Диктаторы в зеркале медицины | страница 120
Вначале Гитлер направил свою ненависть на метрополию дунайской монархии — этот город и его пестрое население по своему национальному составу были повинны в том, что ему не удалось осуществить мечты и иллюзии своего детства. В мире нарциссических грез он представлялся себе непризнанным и отвергнутым гением. В письме того времени впервые появляется мысль о предназначении: «Я без преувеличения все еще верю, что мир много потерял от того, что я не смог изучить технику живописи в академии. А может быть, судьба предназначает меня к чему-то иному?»
Свои личные неудачи все чаще он пытался объяснить самому себе и всему миру специфическими общественно-политическими особенностями Вены, в результате чего все сильнее становилось чувство неприятия и отвращения к «плавильному котлу» самых различных рас и народов, и все мысли и чаяния все больше обращались к Германии, которую он начал считать своим истинным «отечеством». Потом он писал, что предпринял своего рода анализ общественной ситуации в тогдашней Вене, в результате чего смог узнать теневые стороны этой роскошной столицы, поначалу притягивавшей его, как магнит, и впоследствии на основе этих венских впечатлений выработать свое «мировоззрение». Вена не только укрепила немецкий национализм, укоренившийся в нем еще до юго, как он ступил на землю австрийской столицы, но, кроме того, позволила разглядеть трех главных, по его мнению, врагов, угрожавших самим основам существования немецкого народа господ, а именно: «расово неполноценных» славян, марксистов и евреев. Решающим шагом к правильному пониманию «еврейского вопроса» стало, по его собственным словам, открытие, состоявшее в том, что евреи — не просто немцы, исповедующие еврейскую религию, как он думал раньше, а некая самостоятельная раса. Это понятие расы, родившееся уже в Вене, стало ключевым моментом его идеологии, тесно связанным с заимствованным у Ланца фон Либенфельса социальным дарвинизмом, согласно которому в вечной борьбе за существование победить молот только самый умелый.

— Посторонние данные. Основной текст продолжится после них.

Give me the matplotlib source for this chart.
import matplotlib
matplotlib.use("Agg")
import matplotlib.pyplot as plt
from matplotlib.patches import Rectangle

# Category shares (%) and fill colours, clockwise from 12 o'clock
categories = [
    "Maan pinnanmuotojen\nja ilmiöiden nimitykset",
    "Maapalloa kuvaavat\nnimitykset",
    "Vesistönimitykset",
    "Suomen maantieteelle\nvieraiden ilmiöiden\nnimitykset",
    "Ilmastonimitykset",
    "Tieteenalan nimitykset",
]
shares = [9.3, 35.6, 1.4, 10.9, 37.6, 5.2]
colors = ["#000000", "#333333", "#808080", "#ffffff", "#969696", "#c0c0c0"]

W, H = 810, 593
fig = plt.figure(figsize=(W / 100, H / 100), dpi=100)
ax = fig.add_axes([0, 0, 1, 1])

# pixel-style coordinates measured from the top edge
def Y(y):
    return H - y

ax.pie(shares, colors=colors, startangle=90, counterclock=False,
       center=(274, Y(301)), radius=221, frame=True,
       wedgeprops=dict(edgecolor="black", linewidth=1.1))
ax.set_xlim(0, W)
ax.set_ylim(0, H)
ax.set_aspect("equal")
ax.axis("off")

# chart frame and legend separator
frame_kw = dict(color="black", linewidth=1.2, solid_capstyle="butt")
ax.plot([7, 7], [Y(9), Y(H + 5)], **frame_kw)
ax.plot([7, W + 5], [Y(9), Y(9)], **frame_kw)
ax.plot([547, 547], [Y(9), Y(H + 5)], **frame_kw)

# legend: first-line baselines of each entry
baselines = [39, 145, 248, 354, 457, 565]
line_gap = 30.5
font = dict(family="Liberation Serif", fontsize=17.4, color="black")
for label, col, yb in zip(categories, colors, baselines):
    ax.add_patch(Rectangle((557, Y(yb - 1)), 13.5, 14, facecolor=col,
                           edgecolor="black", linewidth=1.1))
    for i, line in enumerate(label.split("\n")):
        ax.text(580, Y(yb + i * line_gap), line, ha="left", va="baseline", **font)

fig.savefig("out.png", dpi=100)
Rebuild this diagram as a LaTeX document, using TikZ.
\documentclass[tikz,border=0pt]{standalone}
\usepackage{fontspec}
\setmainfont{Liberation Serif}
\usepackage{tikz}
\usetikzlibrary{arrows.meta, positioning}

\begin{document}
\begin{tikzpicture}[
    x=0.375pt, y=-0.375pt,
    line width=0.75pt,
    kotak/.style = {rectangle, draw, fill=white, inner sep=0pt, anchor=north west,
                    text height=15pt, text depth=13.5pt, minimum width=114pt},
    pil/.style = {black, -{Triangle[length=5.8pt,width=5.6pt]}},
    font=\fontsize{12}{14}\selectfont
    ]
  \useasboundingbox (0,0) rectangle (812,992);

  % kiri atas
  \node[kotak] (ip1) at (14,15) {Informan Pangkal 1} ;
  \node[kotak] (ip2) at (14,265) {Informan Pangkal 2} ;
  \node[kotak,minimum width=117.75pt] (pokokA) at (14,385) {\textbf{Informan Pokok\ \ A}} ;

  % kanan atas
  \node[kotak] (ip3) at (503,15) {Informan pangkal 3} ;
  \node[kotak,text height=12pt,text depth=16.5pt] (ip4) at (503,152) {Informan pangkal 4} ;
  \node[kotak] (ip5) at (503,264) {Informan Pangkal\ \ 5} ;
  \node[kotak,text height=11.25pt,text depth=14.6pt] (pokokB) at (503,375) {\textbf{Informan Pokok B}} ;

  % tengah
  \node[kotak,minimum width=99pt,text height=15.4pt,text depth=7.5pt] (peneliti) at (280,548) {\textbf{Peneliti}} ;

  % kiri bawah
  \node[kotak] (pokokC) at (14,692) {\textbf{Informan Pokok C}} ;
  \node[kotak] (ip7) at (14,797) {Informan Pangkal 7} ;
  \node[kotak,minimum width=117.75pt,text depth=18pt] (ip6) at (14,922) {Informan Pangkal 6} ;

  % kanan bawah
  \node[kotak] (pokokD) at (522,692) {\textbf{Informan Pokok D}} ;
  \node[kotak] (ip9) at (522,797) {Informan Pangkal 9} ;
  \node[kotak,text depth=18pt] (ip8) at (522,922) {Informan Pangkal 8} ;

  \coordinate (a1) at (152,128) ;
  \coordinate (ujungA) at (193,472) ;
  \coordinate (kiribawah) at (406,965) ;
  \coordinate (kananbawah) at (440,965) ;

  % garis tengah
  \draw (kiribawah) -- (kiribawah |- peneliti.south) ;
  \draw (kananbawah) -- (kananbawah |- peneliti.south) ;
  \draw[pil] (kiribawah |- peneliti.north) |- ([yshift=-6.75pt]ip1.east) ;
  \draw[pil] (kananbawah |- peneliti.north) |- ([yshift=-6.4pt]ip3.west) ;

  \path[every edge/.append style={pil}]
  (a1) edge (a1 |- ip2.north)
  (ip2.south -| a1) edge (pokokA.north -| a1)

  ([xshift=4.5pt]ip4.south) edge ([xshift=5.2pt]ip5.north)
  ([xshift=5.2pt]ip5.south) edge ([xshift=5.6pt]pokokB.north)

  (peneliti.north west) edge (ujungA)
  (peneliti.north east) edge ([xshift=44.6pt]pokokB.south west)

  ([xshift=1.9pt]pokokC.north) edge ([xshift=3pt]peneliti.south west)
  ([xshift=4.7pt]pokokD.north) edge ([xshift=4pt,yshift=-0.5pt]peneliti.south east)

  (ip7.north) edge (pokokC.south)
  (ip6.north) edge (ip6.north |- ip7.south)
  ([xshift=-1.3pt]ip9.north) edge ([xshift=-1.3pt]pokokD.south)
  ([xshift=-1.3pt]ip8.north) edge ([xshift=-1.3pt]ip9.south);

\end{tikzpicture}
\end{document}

В целом же дальнейшая жизнь Гитлера в Вене по-прежнему проходила в атмосфере раздвоенности между действительностью и фантазией. Этому человеку был присущ чрезвычайно выраженный нарциссизм, никто из ближних не вызывал у него ни чувства настоящего участия, ни серьезного интереса, он жил мечтой о покорении мира, но пока еще не имел конкретного представления о том, как он будет осуществлять эти честолюбивые планы. Он был исполнен также ненавистью и жаждой отомстить человеческому обществу и отдельным его представителям за нанесенные унижения. Накопившаяся и не имеющая выхода агрессия была обращена против всех и каждого, врачи тоже не составили исключения. Вот одно из его писем того периода, в котором содержится первое упоминание о необычайной подверженности Гитлера к вегетативным расстройствам: «Безусловно, речь идет не более, чем о маленькой желудочной колике, и я пытаюсь избавиться от нее, перейдя на диету (фрукты и овощи). Врачи же сплошь идиоты — смешно подумать, как можно говорить о том, что у меня может быть нервное заболевание».